Filling in the Blanks on Ethanol

Local Viewpoint by Kelly Brunkhorst, Director of Research, published in Thursday, April 28, Lincoln Journal Star

J. Patrick Boyle’s editorial Corn ethanol: Burning up food budgets may make a couple valid points, but he omits many facts that need to be part of the discussion on corn ethanol. 

Although I agree that floods, droughts and a growing middle class in developing countries may account for some of the factors nudging food prices upward, the largest and perhaps most important factor – and one that Mr. Boyle left out – is the price of crude oil.  Oil and gas prices are rising at a time when our nation is trying to crawl out of a recession, and those higher prices trickle through to every product in the grocery store because of higher transportation, processing and packaging costs.  Yet, one industry across the state of Nebraska and the nation, is providing an alternative to the $100 million dollars we export to OPEC and other countries for foreign oil every day—corn-based ethanol. 

In the United States, we are utilizing just over 4 billion bushels of corn on a net basis, to produce a clean burning fuel that in turn is reducing the billion dollars that we export for foreign oil.  Corn used for ethanol accounts for less than 29 percent of the total corn supply.  (Yes, just 29 percent!)  Mr.
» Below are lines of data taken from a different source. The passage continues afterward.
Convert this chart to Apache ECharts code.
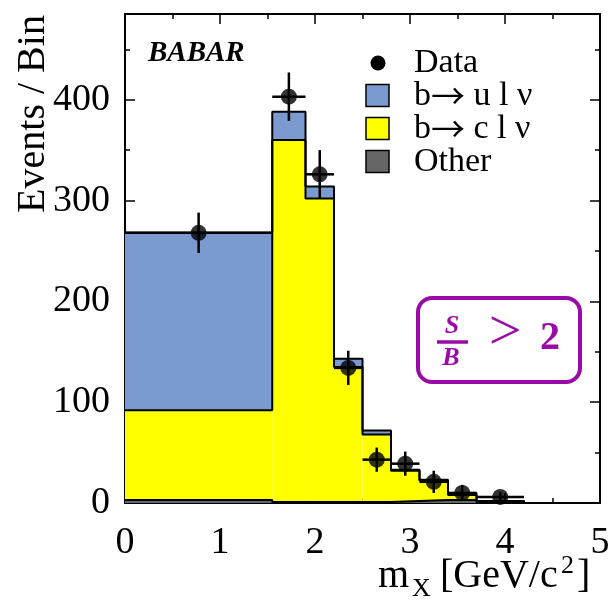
<!DOCTYPE html>
<html>
<head>
<meta charset="utf-8">
<script src="https://cdn.jsdelivr.net/npm/echarts@6/dist/echarts.min.js"></script>
<style>
  html, body { margin: 0; padding: 0; background: #fff; }
  #chart { width: 609px; height: 600px; }
</style>
</head>
<body>
<div id="chart"></div>
<script>
// bin edges, m_X [GeV/c^2]
const binEdges = [0, 1.55, 1.9, 2.2, 2.5, 2.8, 3.1, 3.4, 3.7, 4.2];
// stacked MC components per bin (bottom to top)
const otherVals = [3, 1, 1, 1, 1, 2, 3, 3, 1];
const bToCVals = [89, 359, 301, 134, 67, 30, 19, 5, 1];
const bToUVals = [176, 28, 12, 8, 4, 1, 1, 2, 0];
// data points with errors
const dataX = [0.775, 1.725, 2.05, 2.35, 2.65, 2.95, 3.25, 3.55, 3.95];
const dataY = [268, 403, 326, 134, 43, 39, 21, 10, 6];
const dataErr = [20, 24, 24, 17, 12, 12, 11, 8, 5];
// axis ticks
const xTickLabels = [0, 1, 2, 3, 4, 5];
const yTickLabels = [0, 100, 200, 300, 400];
const yMax = 485;

const BLUE = '#7a9ad0';
const YELLOW = '#ffff00';
const GREY = '#666666';
const PURPLE = '#9a0aa8';
const SERIF = '"Liberation Serif", "Times New Roman", serif';

function stackRows(lower, vals) {
  return vals.map((v, i) => [binEdges[i], binEdges[i + 1], lower[i], lower[i] + v]);
}
const otherRows = stackRows(otherVals.map(() => 0), otherVals);
const cRows = stackRows(otherRows.map(r => r[3]), bToCVals);
const uRows = stackRows(cRows.map(r => r[3]), bToUVals);

// step outline of a cumulative level
function stepLine(rows) {
  const pts = rows.map(r => [r[0], r[3]]);
  const last = rows[rows.length - 1];
  pts.push([last[1], last[3]], [last[1], 0]);
  return pts;
}

// which bin each data point sits in -> horizontal error bar
const errRows = dataX.map((x, i) => {
  let b = 0;
  while (b < binEdges.length - 2 && x > binEdges[b + 1]) b++;
  return [x, dataY[i], dataErr[i], binEdges[b], binEdges[b + 1]];
});

function histItem(params, api) {
  const p0 = api.coord([api.value(0), api.value(3)]);
  const p1 = api.coord([api.value(1), api.value(2)]);
  return {
    type: 'rect',
    shape: { x: p0[0], y: p0[1], width: p1[0] - p0[0], height: p1[1] - p0[1] },
    style: { fill: api.visual('color') }
  };
}

function errItem(params, api) {
  const x = api.value(0), y = api.value(1), e = api.value(2);
  const top = api.coord([x, y + e]);
  const bot = api.coord([x, y - e]);
  const l = api.coord([api.value(3), y]);
  const r = api.coord([api.value(4), y]);
  const st = { stroke: '#000', lineWidth: 2.5 };
  return {
    type: 'group',
    children: [
      { type: 'line', shape: { x1: top[0], y1: top[1], x2: bot[0], y2: bot[1] }, style: st },
      { type: 'line', shape: { x1: l[0], y1: l[1], x2: r[0], y2: r[1] }, style: st }
    ]
  };
}

function outline(name, rows) {
  return {
    name: name, type: 'line', step: 'end', data: stepLine(rows),
    symbol: 'none', showSymbol: false, silent: true,
    lineStyle: { color: '#000', width: 2 }, z: 3
  };
}

function xAxisDef(pos, showLabel) {
  return {
    type: 'value', position: pos, min: 0, max: 5, interval: 1,
    axisLine: { show: true, onZero: false, lineStyle: { color: '#000', width: 2 } },
    axisTick: { show: true, inside: true, length: 10, lineStyle: { color: '#000', width: 1.5 } },
    minorTick: { show: true, splitNumber: 2, length: 5, lineStyle: { color: '#000', width: 1.5 } },
    axisLabel: {
      show: showLabel, margin: 21, color: '#000', fontSize: 38, fontFamily: SERIF,
      formatter: v => xTickLabels.includes(v) ? String(v) : ''
    },
    splitLine: { show: false }
  };
}

function yAxisDef(pos, interval, len, showLabel, showLine) {
  return {
    type: 'value', position: pos, min: 0, max: yMax, interval: interval,
    axisLine: { show: showLine, onZero: false, lineStyle: { color: '#000', width: 2 } },
    axisTick: { show: true, inside: true, length: len, lineStyle: { color: '#000', width: 1.5 } },
    axisLabel: {
      show: showLabel, margin: 15, color: '#000', fontSize: 38, fontFamily: SERIF,
      showMaxLabel: false,
      formatter: v => yTickLabels.includes(v) ? String(v) : ''
    },
    splitLine: { show: false }
  };
}

const legendFont = '34px ' + SERIF;
const legendRich = {
  t: { font: legendFont, fill: '#000' },
  a: { font: '34px "Noto Sans CJK SC", "DejaVu Sans", sans-serif', fill: '#000' }
};

const chart = echarts.init(document.getElementById('chart'));
chart.setOption({
  animation: false,
  backgroundColor: '#fff',
  grid: { left: 125, right: 9, top: 14, bottom: 97, containLabel: false, outerBoundsMode: 'none' },
  xAxis: [xAxisDef('bottom', true), xAxisDef('top', false)],
  yAxis: [
    yAxisDef('left', 100, 10, true, true),
    yAxisDef('left', 50, 5, false, false),
    yAxisDef('right', 100, 10, false, true),
    yAxisDef('right', 50, 5, false, false)
  ],
  series: [
    { name: 'Other', type: 'custom', renderItem: histItem, data: otherRows,
      itemStyle: { color: GREY }, encode: { x: [0, 1], y: [2, 3] }, z: 2 },
    { name: 'b→ c l ν', type: 'custom', renderItem: histItem, data: cRows,
      itemStyle: { color: YELLOW }, encode: { x: [0, 1], y: [2, 3] }, z: 2 },
    { name: 'b→ u l ν', type: 'custom', renderItem: histItem, data: uRows,
      itemStyle: { color: BLUE }, encode: { x: [0, 1], y: [2, 3] }, z: 2 },
    outline('Other outline', otherRows),
    outline('b→ c l ν outline', cRows),
    outline('total outline', uRows),
    { name: 'errors', type: 'custom', renderItem: errItem, data: errRows,
      encode: { x: [0, 3, 4], y: 1 }, z: 4 },
    { name: 'Data', type: 'scatter', data: dataX.map((x, i) => [x, dataY[i]]),
      symbol: 'circle', symbolSize: 16, itemStyle: { color: '#000' }, z: 5 }
  ],
  graphic: [
    { type: 'text', x: 148, y: 54, style: { text: 'BABAR', font: 'italic bold 29px ' + SERIF, fill: '#000', verticalAlign: 'middle' } },
    // legend
    { type: 'circle', shape: { cx: 378, cy: 63, r: 7.5 }, style: { fill: '#000' } },
    { type: 'rect', shape: { x: 366, y: 84.5, width: 23, height: 22 }, style: { fill: BLUE, stroke: '#000', lineWidth: 1.5 } },
    { type: 'rect', shape: { x: 366, y: 117.5, width: 23, height: 22 }, style: { fill: YELLOW, stroke: '#000', lineWidth: 1.5 } },
    { type: 'rect', shape: { x: 366, y: 150.5, width: 23, height: 22 }, style: { fill: GREY, stroke: '#000', lineWidth: 1.5 } },
    { type: 'text', x: 414, y: 63, style: { text: 'Data', font: legendFont, fill: '#000', verticalAlign: 'middle' } },
    { type: 'text', x: 414, y: 96, style: { text: '{t|b}{a|→}{t| u l ν}', rich: legendRich, verticalAlign: 'middle' } },
    { type: 'text', x: 414, y: 129, style: { text: '{t|b}{a|→}{t| c l ν}', rich: legendRich, verticalAlign: 'middle' } },
    { type: 'text', x: 414, y: 162, style: { text: 'Other', font: legendFont, fill: '#000', verticalAlign: 'middle' } },
    // y title
    { type: 'text', x: 33, y: 114, rotation: Math.PI / 2,
      style: { text: 'Events / Bin', font: '40px ' + SERIF, fill: '#000', align: 'center', verticalAlign: 'middle' } },
    // x title
    { type: 'text', x: 378, y: 576, style: { text: 'm', font: '40px ' + SERIF, fill: '#000', verticalAlign: 'middle' } },
    { type: 'text', x: 412, y: 589, style: { text: 'X', font: '26px ' + SERIF, fill: '#000', verticalAlign: 'middle' } },
    { type: 'text', x: 440, y: 576, style: { text: '[GeV/c', font: '40px ' + SERIF, fill: '#000', verticalAlign: 'middle' } },
    { type: 'text', x: 561, y: 566, style: { text: '2', font: '26px ' + SERIF, fill: '#000', verticalAlign: 'middle' } },
    { type: 'text', x: 577, y: 576, style: { text: ']', font: '40px ' + SERIF, fill: '#000', verticalAlign: 'middle' } },
    // S/B > 2 box
    { type: 'rect', shape: { x: 418, y: 298, width: 162, height: 84, r: 14 },
      style: { fill: 'none', stroke: PURPLE, lineWidth: 4 } },
    { type: 'text', x: 452, y: 326, style: { text: 'S', font: 'italic bold 26px ' + SERIF, fill: PURPLE, align: 'center', verticalAlign: 'middle' } },
    { type: 'line', shape: { x1: 437, y1: 342, x2: 468, y2: 342 }, style: { stroke: PURPLE, lineWidth: 3.5 } },
    { type: 'text', x: 451, y: 358, style: { text: 'B', font: 'italic bold 26px ' + SERIF, fill: PURPLE, align: 'center', verticalAlign: 'middle' } },
    { type: 'text', x: 505, y: 334, style: { text: '>', font: '58px ' + SERIF, fill: PURPLE, align: 'center', verticalAlign: 'middle' } },
    { type: 'text', x: 550, y: 339, style: { text: '2', font: 'bold 40px ' + SERIF, fill: PURPLE, align: 'center', verticalAlign: 'middle' } }
  ]
});
</script>
</body>
</html>
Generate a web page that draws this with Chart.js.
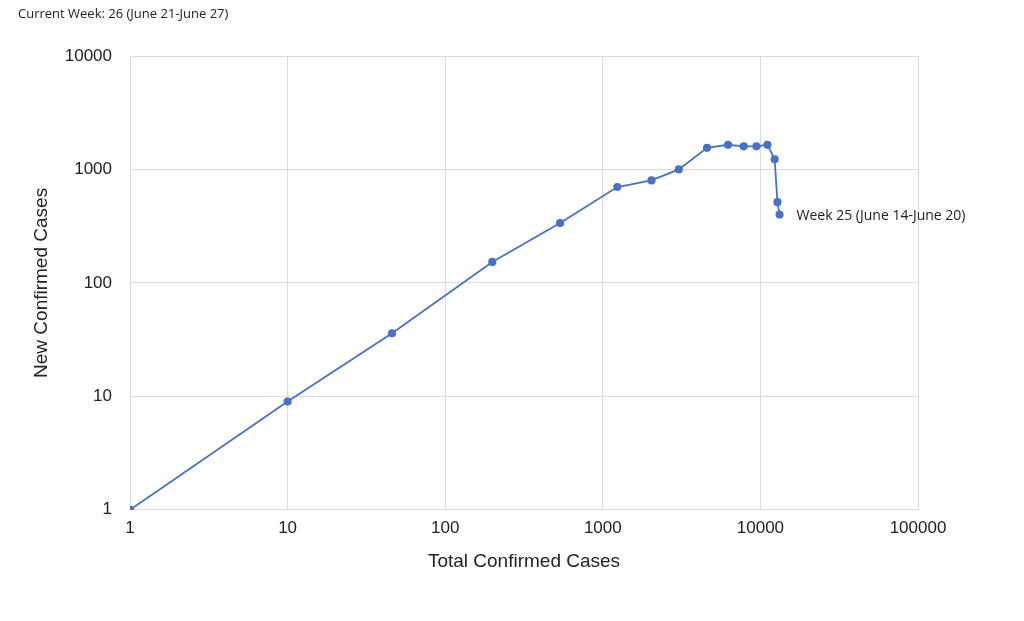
<!DOCTYPE html>
<html><head><meta charset="utf-8">
<script src="https://cdn.jsdelivr.net/npm/chart.js@4"></script>
<style>html,body{margin:0;padding:0;background:#fff}#w{position:relative;width:1024px;height:621px}</style>
</head><body><div id="w"><canvas id="c" width="1024" height="621"></canvas></div>
<script>
const totalCases = [1, 10, 46, 199, 536, 1236, 2036, 3036, 4586, 6236, 7836, 9436, 11086, 12316, 12831, 13231];
const newCases   = [1, 9, 36, 153, 337, 700, 800, 1000, 1550, 1650, 1600, 1600, 1650, 1230, 515, 400];
const tickValues = [1, 10, 100, 1000, 10000, 100000];
const titleText = "Current Week: 26 (June 21-June 27)";
const annotationText = "Week 25 (June 14-June 20)";
const color = '#4A72C0';
const decor = {
  id:'decor',
  afterDraw(ch){
    const c=ch.ctx; c.save();
    c.fillStyle='#222'; c.font='13px "Open Sans"'; c.textBaseline='top';
    c.fillText(titleText,18,8);
    const n=totalCases.length-1;
    const x=ch.scales.x.getPixelForValue(totalCases[n]), y=ch.scales.y.getPixelForValue(newCases[n]);
    c.font='14px "Open Sans"'; c.textBaseline='middle'; c.fillStyle='#222';
    c.fillText(annotationText,x+17,y+1);
    c.restore();
  }
};
new Chart(document.getElementById('c'),{
  type:'scatter',
  data:{datasets:[{data:totalCases.map((v,i)=>({x:v,y:newCases[i]})),showLine:true,borderColor:color,backgroundColor:color,borderWidth:1.8,pointRadius:3.2,pointHoverRadius:3.2,tension:0}]},
  options:{responsive:false,animation:false,
    layout:{padding:{left:26,right:106,top:56,bottom:44}},
    plugins:{legend:{display:false},tooltip:{enabled:false}},
    scales:{
      x:{type:'logarithmic',min:1,max:100000,
        afterBuildTicks(a){a.ticks=tickValues.map(v=>({value:v}));},
        ticks:{callback:v=>String(v),font:{family:'Liberation Sans',size:17},color:'#222',maxRotation:0,padding:8},
        grid:{color:'#dcdcdc',drawTicks:false},border:{display:false},
        title:{display:true,text:'Total Confirmed Cases',font:{family:'Liberation Sans',size:19},color:'#222',padding:{top:4}}},
      y:{type:'logarithmic',min:1,max:10000,
        afterBuildTicks(a){a.ticks=tickValues.slice(0,5).map(v=>({value:v}));},
        ticks:{callback:v=>String(v),font:{family:'Liberation Sans',size:17},color:'#222',padding:18},
        grid:{color:'#dcdcdc',drawTicks:false},border:{display:false},
        afterFit(a){a.width=104;},
        title:{display:true,text:'New Confirmed Cases',font:{family:'Liberation Sans',size:19},color:'#222',padding:{bottom:4}}}
    }},
  plugins:[decor]
});
</script></body></html>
Boyle and some others like to use scare tactics by inflating numbers and omitting the fact that only starch from the corn kernel is used to make ethanol, while the remaining portion is distillers grains, a high value, feed co-product.  Distillers grains replaces a portion of the corn and other protein sources in livestock rations, and has become a sought after addition to beef, dairy, hog and poultry rations across the U.S. and the world.  Specifically in Nebraska, distillers grains have been selling for an average of 85 percent the value of corn, but when incorporated into a feed ration can provide upwards of 130 percent the feeding value of corn.  That makes it a bargain for livestock producers, especially considering the increased average daily gains in beef cattle and the thousands of dollars that saves cattle feeders annually. 

Mr. Boyle is correct when he says farmers and ranchers are reducing the number of livestock they are raising.  Unfortunately cattle herd numbers in the U.S. have been on a steady decline since the 1970s, thirty years before the advent of today’s corn ethanol industry, another point Mr. Boyle leaves out.  He also fails to recognize how much more productive beef and pork producers are today – something he is well aware of considering his organization, American Meat Institute, represents the corporate packers who buy those animals.

In a recently released report, Bruce Babcock and Jacinto F. Fabiosa of Center for Agriculture and Rural Development state that the results of their analysis “implies that ethanol subsidies have played a minor role in determining the size of the corn ethanol industry. Thus, ethanol subsidies have contributed little to corn prices or to food price inflation.”

The USDA recently released updated figures on where your food dollar goes.  On average only 11.6 cents goes back to the farmer, which is down from the previous analysis.  Where does most of your food dollar go? To food services and food processing, the very members of Mr. Boyle’s American Meat Institute.

Filling up the car with E10 or filling a flex fuel vehicle with E85 provides a tremendously positive impact in rural communities, the state and nation as a whole, and the environment.  Ethanol helps keep gas prices lower than they otherwise would be—it’s produced right here in Nebraska from Nebraska corn and is certainly helping lead us down the right path to energy independence.